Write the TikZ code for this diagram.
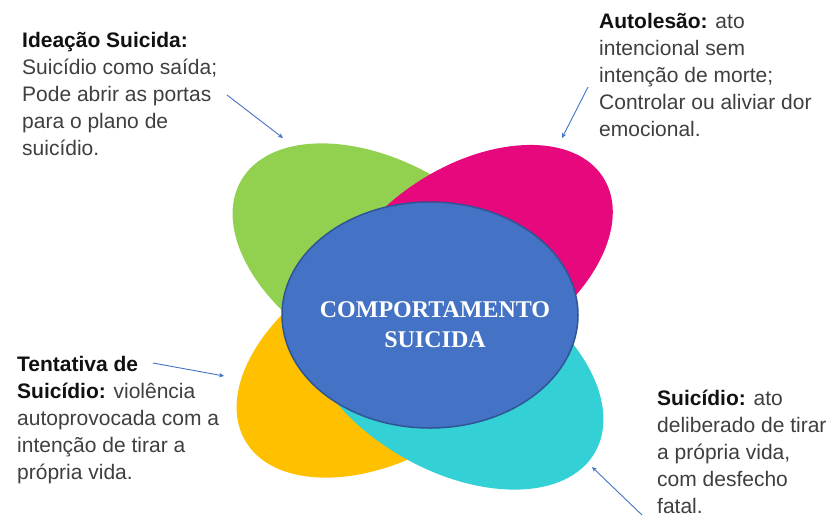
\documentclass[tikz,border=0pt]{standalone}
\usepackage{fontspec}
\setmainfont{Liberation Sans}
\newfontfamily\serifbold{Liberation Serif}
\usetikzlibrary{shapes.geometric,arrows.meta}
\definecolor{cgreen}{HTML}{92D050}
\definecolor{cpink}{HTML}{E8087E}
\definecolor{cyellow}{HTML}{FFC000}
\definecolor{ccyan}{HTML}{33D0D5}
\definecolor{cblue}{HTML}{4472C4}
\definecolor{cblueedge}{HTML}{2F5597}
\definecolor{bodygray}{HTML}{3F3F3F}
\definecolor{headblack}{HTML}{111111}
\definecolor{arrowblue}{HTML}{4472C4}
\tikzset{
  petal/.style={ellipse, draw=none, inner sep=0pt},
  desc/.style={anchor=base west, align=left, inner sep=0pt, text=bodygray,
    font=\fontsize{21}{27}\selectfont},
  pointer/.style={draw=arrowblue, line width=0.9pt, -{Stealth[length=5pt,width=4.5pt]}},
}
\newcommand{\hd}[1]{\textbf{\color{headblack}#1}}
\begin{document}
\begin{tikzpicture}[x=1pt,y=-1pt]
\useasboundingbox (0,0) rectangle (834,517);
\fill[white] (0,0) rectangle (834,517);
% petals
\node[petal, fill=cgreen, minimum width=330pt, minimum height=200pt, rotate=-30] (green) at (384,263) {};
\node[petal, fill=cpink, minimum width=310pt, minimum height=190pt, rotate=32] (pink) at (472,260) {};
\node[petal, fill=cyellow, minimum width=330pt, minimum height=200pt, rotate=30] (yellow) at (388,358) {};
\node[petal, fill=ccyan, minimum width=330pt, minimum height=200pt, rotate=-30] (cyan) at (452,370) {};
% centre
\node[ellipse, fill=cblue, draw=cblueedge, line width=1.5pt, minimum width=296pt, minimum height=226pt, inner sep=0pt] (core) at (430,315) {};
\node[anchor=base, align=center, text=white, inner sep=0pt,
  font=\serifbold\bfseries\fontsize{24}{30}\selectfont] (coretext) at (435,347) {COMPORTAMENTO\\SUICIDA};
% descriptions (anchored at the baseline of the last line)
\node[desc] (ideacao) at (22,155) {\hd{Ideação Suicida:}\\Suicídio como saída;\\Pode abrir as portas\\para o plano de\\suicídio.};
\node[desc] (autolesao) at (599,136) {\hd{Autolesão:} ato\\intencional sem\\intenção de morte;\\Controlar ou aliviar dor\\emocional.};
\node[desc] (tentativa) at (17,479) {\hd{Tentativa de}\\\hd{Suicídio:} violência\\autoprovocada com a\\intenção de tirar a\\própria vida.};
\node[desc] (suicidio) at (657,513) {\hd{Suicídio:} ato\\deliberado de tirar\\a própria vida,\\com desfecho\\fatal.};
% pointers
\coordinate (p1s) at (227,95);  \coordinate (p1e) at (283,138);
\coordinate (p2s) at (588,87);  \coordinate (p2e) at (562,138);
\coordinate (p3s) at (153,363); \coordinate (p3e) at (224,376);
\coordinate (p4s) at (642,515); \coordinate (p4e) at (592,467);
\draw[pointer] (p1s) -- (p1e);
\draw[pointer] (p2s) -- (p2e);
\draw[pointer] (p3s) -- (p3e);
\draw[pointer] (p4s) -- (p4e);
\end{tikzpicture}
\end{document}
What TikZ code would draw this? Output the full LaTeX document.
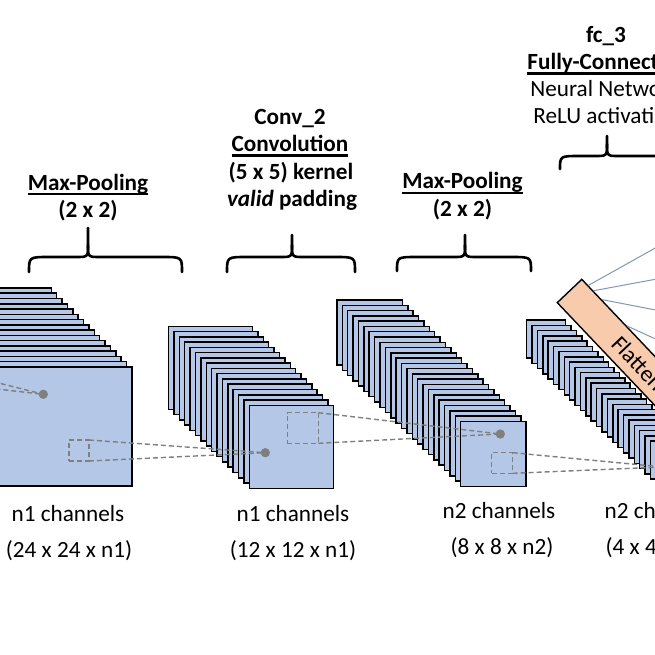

* * * *

Stated task —
Transcribe all entries above exactly. Drop the pictures.

Result of this exercise —
Write the TikZ code for this diagram.
\documentclass[tikz,border=0pt]{standalone}
\usepackage{fontspec}
\setmainfont{Liberation Sans}
\newfontfamily\serifbold{Liberation Serif}
\usetikzlibrary{shapes.geometric,arrows.meta}
\definecolor{cgreen}{HTML}{92D050}
\definecolor{cpink}{HTML}{E8087E}
\definecolor{cyellow}{HTML}{FFC000}
\definecolor{ccyan}{HTML}{33D0D5}
\definecolor{cblue}{HTML}{4472C4}
\definecolor{cblueedge}{HTML}{2F5597}
\definecolor{bodygray}{HTML}{3F3F3F}
\definecolor{headblack}{HTML}{111111}
\definecolor{arrowblue}{HTML}{4472C4}
\tikzset{
  petal/.style={ellipse, draw=none, inner sep=0pt},
  desc/.style={anchor=base west, align=left, inner sep=0pt, text=bodygray,
    font=\fontsize{21}{27}\selectfont},
  pointer/.style={draw=arrowblue, line width=0.9pt, -{Stealth[length=5pt,width=4.5pt]}},
}
\newcommand{\hd}[1]{\textbf{\color{headblack}#1}}
\begin{document}
\begin{tikzpicture}[x=1pt,y=-1pt]
\useasboundingbox (0,0) rectangle (834,517);
\fill[white] (0,0) rectangle (834,517);
% petals
\node[petal, fill=cgreen, minimum width=330pt, minimum height=200pt, rotate=-30] (green) at (384,263) {};
\node[petal, fill=cpink, minimum width=310pt, minimum height=190pt, rotate=32] (pink) at (472,260) {};
\node[petal, fill=cyellow, minimum width=330pt, minimum height=200pt, rotate=30] (yellow) at (388,358) {};
\node[petal, fill=ccyan, minimum width=330pt, minimum height=200pt, rotate=-30] (cyan) at (452,370) {};
% centre
\node[ellipse, fill=cblue, draw=cblueedge, line width=1.5pt, minimum width=296pt, minimum height=226pt, inner sep=0pt] (core) at (430,315) {};
\node[anchor=base, align=center, text=white, inner sep=0pt,
  font=\serifbold\bfseries\fontsize{24}{30}\selectfont] (coretext) at (435,347) {COMPORTAMENTO\\SUICIDA};
% descriptions (anchored at the baseline of the last line)
\node[desc] (ideacao) at (22,155) {\hd{Ideação Suicida:}\\Suicídio como saída;\\Pode abrir as portas\\para o plano de\\suicídio.};
\node[desc] (autolesao) at (599,136) {\hd{Autolesão:} ato\\intencional sem\\intenção de morte;\\Controlar ou aliviar dor\\emocional.};
\node[desc] (tentativa) at (17,479) {\hd{Tentativa de}\\\hd{Suicídio:} violência\\autoprovocada com a\\intenção de tirar a\\própria vida.};
\node[desc] (suicidio) at (657,513) {\hd{Suicídio:} ato\\deliberado de tirar\\a própria vida,\\com desfecho\\fatal.};
% pointers
\coordinate (p1s) at (227,95);  \coordinate (p1e) at (283,138);
\coordinate (p2s) at (588,87);  \coordinate (p2e) at (562,138);
\coordinate (p3s) at (153,363); \coordinate (p3e) at (224,376);
\coordinate (p4s) at (642,515); \coordinate (p4e) at (592,467);
\draw[pointer] (p1s) -- (p1e);
\draw[pointer] (p2s) -- (p2e);
\draw[pointer] (p3s) -- (p3e);
\draw[pointer] (p4s) -- (p4e);
\end{tikzpicture}
\end{document}
What TikZ code would draw this? Output the full LaTeX document.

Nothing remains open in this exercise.